▶ **DIRECTIONS**
Print exactly the lines that run from the line containing "Emit a Python" to the line containing "555, 540, 450]", both included, and nothing else; pictures stay out.
** Start of MATERIAL FOR THIS EXERCISE **
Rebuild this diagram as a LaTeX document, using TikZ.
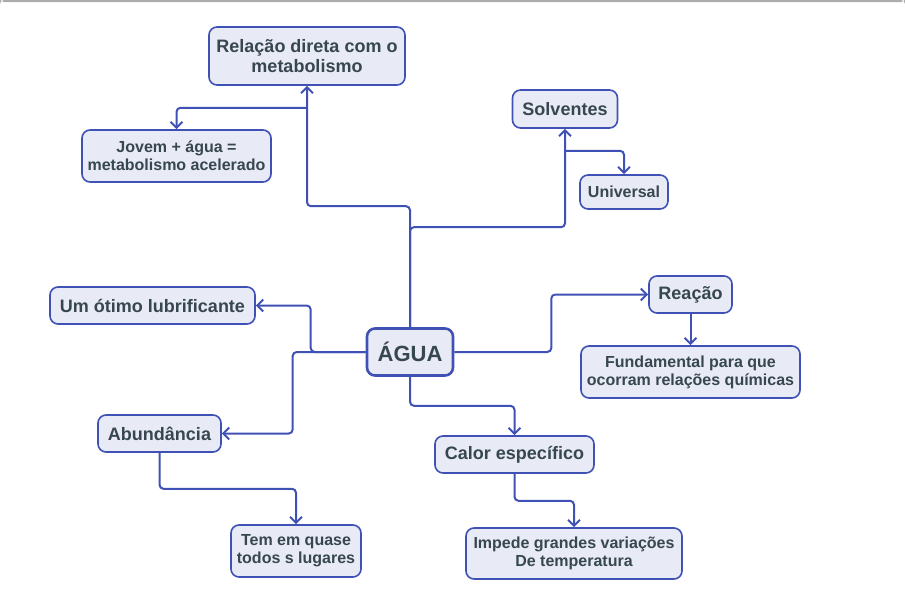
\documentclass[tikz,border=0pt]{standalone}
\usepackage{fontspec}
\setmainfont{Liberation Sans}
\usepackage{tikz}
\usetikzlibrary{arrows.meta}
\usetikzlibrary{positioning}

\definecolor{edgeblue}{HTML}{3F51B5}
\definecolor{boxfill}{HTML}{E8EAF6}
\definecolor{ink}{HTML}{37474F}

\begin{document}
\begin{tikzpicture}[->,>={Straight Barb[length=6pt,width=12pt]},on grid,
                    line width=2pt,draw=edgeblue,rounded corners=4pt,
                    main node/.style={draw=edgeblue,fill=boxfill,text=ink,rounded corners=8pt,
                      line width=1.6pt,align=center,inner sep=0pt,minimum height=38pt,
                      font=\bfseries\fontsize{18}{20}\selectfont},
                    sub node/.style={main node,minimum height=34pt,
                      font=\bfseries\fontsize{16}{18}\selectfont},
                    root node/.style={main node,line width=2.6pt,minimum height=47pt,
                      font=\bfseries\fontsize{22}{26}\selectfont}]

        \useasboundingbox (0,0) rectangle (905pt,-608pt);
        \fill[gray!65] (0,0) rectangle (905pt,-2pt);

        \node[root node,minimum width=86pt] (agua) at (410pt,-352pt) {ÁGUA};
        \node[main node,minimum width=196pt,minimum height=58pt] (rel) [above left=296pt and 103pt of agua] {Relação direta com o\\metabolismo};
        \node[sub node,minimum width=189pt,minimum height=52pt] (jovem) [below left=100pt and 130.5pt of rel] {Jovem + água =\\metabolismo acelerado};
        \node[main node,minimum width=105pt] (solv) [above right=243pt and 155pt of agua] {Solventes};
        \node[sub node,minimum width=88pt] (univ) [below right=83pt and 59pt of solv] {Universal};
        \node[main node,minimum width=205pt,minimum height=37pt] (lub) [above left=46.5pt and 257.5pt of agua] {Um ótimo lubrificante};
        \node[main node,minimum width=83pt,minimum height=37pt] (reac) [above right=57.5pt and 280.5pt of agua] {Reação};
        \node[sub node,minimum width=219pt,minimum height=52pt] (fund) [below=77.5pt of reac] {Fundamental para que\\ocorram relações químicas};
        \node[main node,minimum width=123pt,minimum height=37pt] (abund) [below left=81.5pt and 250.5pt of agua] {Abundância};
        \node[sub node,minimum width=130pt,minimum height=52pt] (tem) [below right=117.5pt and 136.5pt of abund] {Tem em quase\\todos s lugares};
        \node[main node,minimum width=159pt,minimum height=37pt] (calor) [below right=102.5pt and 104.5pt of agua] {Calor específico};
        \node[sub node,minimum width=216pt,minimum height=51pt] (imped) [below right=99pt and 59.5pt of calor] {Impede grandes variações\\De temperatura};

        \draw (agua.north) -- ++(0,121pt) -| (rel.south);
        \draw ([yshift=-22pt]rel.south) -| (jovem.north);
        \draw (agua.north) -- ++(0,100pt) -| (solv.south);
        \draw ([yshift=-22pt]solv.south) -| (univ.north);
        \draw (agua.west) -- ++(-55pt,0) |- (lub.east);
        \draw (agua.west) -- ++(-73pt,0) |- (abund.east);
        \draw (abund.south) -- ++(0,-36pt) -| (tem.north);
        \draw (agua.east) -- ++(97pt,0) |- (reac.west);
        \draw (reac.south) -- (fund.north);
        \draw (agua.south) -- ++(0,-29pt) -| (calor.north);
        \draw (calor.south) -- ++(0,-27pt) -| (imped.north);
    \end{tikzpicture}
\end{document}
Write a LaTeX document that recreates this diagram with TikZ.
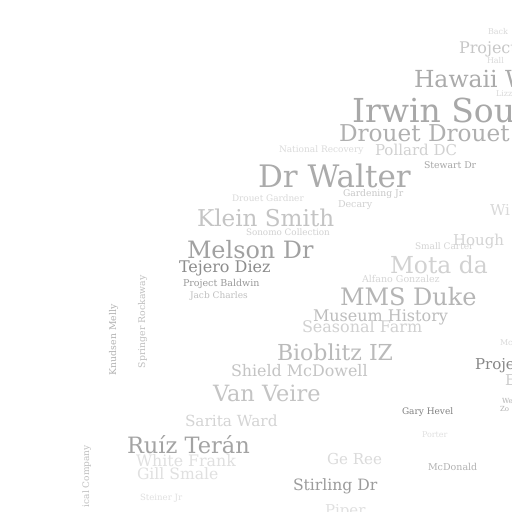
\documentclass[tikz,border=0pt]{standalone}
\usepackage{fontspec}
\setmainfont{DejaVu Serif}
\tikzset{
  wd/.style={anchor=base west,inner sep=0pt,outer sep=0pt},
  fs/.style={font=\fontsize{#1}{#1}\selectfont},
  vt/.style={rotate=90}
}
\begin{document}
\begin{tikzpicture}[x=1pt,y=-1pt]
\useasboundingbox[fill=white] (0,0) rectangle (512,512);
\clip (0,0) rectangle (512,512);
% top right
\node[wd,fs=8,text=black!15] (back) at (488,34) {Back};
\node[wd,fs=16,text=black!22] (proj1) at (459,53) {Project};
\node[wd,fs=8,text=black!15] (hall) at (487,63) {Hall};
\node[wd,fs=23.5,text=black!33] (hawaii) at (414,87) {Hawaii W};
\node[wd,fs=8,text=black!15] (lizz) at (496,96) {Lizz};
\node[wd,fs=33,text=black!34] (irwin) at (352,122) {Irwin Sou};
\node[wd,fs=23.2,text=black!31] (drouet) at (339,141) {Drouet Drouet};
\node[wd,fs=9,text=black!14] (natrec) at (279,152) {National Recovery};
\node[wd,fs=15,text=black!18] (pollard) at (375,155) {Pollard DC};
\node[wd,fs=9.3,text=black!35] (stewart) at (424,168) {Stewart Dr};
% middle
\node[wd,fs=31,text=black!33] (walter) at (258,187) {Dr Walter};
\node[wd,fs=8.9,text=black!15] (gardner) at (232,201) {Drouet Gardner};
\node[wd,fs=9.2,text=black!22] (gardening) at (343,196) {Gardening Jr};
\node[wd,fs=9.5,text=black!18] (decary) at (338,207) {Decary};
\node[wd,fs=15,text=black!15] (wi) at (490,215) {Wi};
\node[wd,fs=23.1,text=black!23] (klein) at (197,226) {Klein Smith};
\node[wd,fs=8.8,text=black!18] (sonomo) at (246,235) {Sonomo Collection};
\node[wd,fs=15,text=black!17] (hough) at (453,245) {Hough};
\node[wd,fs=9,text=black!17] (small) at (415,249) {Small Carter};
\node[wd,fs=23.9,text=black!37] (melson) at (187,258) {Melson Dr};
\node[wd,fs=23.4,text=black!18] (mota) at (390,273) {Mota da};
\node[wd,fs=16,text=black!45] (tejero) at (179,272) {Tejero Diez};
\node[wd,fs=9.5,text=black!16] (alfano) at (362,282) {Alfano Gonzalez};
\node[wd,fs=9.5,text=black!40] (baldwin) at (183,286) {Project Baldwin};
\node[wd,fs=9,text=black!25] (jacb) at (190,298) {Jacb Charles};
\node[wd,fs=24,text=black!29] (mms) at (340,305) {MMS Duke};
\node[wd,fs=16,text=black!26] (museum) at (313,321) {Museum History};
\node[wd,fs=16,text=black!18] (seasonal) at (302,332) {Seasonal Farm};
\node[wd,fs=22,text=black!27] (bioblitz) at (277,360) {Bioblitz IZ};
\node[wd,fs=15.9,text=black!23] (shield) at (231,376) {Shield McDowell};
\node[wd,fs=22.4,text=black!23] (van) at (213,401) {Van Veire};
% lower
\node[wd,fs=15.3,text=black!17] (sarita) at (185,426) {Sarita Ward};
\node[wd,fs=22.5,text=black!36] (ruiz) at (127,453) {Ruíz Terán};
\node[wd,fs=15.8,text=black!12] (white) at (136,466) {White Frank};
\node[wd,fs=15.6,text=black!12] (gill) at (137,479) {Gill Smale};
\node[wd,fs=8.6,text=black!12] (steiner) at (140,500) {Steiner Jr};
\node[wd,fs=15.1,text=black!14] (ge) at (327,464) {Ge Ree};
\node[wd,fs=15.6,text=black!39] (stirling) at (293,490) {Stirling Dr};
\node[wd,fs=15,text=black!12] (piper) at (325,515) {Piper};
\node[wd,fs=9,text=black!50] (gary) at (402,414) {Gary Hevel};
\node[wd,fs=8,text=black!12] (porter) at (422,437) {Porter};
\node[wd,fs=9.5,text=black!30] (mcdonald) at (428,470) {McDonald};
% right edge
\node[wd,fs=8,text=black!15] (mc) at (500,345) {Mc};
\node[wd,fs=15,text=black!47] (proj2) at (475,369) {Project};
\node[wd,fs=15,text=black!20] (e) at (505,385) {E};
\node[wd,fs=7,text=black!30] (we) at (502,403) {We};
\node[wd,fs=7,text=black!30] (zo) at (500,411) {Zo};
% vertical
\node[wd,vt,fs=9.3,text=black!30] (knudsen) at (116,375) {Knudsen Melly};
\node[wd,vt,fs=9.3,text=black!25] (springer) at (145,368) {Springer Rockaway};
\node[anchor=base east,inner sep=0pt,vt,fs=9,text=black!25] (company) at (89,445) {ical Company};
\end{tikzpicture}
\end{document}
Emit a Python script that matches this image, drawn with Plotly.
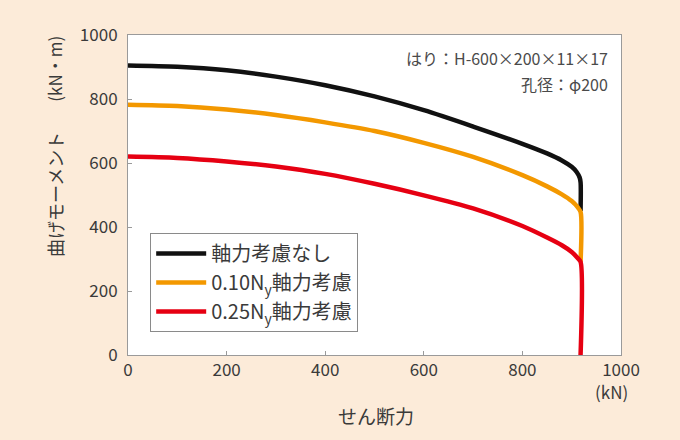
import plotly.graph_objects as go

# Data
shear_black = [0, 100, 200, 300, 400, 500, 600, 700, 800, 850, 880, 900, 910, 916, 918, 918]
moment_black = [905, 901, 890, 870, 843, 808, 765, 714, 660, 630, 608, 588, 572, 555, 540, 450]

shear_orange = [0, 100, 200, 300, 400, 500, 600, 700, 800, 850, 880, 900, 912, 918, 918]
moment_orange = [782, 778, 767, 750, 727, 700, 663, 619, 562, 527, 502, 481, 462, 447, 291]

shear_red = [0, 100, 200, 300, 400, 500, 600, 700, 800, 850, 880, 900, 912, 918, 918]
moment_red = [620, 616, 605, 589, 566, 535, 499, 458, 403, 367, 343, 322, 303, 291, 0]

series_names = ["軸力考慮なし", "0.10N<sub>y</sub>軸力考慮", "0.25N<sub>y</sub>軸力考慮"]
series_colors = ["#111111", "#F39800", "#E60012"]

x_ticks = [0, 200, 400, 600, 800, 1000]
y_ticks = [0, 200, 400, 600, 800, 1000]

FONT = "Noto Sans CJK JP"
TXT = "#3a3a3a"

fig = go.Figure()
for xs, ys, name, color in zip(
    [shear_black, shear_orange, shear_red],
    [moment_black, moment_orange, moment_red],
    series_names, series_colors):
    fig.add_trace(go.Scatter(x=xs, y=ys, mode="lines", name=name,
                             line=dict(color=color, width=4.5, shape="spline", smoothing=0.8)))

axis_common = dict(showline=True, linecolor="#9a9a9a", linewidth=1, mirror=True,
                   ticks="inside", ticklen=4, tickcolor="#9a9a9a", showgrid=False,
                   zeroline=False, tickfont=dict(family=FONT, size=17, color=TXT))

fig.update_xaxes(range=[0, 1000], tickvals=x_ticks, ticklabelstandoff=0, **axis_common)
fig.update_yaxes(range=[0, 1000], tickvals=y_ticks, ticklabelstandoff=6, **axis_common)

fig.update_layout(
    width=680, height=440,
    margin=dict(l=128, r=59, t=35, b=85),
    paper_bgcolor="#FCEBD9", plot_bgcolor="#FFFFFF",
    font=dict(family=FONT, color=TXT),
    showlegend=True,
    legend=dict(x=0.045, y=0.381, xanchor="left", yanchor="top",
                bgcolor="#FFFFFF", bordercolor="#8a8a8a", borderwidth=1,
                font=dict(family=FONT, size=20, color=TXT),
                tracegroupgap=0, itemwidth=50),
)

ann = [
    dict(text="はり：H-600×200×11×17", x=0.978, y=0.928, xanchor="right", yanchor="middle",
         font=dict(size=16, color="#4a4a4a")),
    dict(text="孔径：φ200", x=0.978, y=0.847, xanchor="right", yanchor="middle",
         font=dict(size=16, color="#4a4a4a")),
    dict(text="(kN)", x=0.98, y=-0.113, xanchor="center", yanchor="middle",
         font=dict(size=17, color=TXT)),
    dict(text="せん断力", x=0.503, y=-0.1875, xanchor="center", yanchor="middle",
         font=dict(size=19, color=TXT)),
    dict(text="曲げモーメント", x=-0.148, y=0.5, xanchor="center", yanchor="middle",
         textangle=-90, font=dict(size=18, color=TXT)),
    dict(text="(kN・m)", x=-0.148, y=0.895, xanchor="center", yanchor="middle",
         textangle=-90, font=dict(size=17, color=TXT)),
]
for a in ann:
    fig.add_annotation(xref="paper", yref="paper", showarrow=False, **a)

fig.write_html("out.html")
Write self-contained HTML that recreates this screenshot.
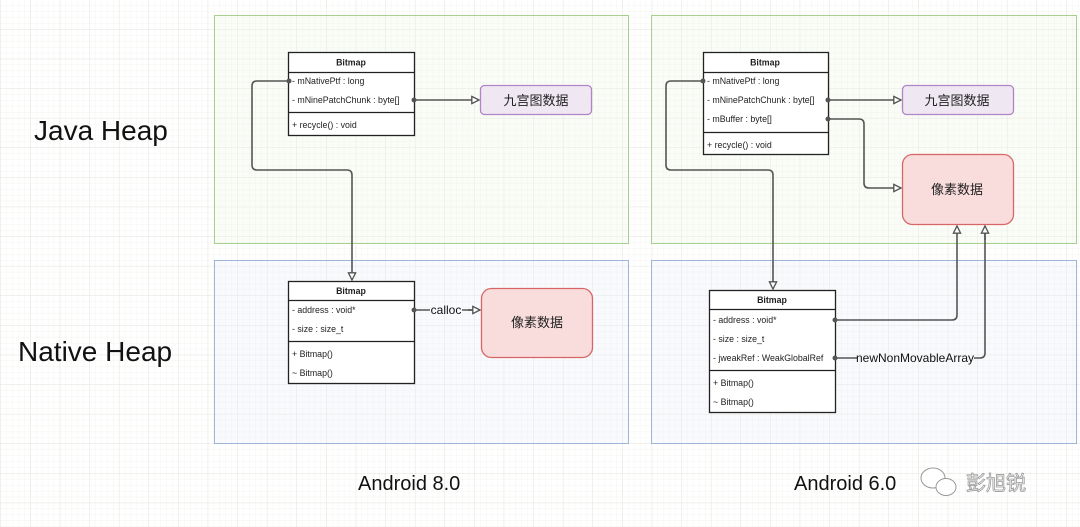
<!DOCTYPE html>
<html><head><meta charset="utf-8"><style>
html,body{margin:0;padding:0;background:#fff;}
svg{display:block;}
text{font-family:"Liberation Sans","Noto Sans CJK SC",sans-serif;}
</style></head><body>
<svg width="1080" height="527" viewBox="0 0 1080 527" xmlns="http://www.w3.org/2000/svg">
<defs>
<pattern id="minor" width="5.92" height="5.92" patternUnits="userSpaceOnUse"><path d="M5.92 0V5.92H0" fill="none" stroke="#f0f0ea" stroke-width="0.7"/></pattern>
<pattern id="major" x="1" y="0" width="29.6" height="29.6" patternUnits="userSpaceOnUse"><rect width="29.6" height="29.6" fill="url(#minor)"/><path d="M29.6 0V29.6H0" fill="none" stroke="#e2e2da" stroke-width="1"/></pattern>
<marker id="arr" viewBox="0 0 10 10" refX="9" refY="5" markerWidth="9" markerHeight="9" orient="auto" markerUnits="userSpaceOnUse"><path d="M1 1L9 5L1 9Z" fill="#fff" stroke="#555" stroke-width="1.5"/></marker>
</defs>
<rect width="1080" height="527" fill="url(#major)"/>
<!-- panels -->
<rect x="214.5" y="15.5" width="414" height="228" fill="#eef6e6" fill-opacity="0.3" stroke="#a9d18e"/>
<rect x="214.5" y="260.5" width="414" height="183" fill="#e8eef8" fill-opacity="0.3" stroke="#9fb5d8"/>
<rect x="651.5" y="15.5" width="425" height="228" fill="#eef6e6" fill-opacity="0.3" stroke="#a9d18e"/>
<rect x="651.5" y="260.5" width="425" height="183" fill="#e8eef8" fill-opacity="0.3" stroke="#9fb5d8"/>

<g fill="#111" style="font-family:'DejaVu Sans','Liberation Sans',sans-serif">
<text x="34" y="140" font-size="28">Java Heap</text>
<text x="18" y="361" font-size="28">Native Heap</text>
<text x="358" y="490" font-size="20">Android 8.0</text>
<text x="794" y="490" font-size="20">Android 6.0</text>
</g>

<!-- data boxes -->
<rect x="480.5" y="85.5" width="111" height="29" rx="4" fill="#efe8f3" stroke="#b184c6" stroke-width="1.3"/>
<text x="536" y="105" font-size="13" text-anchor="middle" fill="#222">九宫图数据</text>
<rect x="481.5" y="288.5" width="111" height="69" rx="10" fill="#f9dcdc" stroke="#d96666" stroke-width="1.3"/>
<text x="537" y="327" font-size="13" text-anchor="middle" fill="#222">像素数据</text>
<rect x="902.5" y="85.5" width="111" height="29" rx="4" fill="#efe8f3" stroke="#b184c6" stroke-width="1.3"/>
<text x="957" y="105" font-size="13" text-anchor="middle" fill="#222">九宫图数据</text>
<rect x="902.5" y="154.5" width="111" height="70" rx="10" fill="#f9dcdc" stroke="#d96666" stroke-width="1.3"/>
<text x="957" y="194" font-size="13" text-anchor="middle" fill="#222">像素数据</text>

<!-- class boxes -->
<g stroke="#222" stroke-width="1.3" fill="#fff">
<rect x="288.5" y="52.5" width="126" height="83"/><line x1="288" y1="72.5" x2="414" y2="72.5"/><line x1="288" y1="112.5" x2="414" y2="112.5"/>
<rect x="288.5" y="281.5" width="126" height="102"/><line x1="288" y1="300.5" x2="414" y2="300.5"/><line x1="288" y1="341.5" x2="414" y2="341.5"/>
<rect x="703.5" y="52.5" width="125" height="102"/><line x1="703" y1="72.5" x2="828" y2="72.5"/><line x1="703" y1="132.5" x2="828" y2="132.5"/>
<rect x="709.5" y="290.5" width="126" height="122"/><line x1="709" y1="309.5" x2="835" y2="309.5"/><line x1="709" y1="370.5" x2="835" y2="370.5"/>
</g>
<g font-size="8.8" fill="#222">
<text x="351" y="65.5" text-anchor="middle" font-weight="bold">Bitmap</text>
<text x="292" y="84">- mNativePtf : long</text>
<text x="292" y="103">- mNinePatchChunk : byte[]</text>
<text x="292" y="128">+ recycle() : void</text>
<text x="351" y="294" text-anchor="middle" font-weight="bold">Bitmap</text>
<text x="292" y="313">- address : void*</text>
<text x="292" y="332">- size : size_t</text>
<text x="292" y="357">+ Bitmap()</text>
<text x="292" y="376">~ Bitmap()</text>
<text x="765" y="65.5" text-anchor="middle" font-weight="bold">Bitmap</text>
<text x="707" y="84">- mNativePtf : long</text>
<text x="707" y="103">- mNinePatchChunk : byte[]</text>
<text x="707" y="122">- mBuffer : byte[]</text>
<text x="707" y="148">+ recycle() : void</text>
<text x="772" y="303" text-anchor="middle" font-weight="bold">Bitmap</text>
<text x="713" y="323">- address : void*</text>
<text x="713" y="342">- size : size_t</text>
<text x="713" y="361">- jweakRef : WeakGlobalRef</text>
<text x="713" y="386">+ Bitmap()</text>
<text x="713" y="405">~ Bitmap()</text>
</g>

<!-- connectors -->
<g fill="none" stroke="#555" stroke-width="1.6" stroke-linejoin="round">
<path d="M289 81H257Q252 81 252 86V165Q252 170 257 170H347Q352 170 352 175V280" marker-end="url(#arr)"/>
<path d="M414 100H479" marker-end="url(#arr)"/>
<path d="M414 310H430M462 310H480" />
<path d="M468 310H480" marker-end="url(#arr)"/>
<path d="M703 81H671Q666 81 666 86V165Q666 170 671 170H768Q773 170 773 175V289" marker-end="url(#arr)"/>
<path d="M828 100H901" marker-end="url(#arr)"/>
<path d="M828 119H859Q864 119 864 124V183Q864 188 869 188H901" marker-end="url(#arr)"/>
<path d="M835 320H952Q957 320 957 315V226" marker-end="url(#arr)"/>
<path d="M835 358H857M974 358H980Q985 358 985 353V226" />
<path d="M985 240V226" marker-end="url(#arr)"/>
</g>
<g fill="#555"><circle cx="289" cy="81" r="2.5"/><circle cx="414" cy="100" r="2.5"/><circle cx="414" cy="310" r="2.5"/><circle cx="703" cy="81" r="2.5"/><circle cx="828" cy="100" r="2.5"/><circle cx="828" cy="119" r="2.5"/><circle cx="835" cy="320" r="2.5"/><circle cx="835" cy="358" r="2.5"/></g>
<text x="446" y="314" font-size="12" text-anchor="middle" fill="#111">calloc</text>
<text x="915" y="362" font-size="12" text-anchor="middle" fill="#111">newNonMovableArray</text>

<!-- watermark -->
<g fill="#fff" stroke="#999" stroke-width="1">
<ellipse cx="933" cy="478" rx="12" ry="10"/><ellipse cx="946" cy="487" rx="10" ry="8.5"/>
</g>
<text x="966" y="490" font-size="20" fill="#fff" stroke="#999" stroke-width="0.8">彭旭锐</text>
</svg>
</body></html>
** End of MATERIAL FOR THIS EXERCISE **
▶ **CORRECT ANSWER**
Emit a Python script that matches this image, drawn with Plotly.
import plotly.graph_objects as go

# Data
shear_black = [0, 100, 200, 300, 400, 500, 600, 700, 800, 850, 880, 900, 910, 916, 918, 918]
moment_black = [905, 901, 890, 870, 843, 808, 765, 714, 660, 630, 608, 588, 572, 555, 540, 450]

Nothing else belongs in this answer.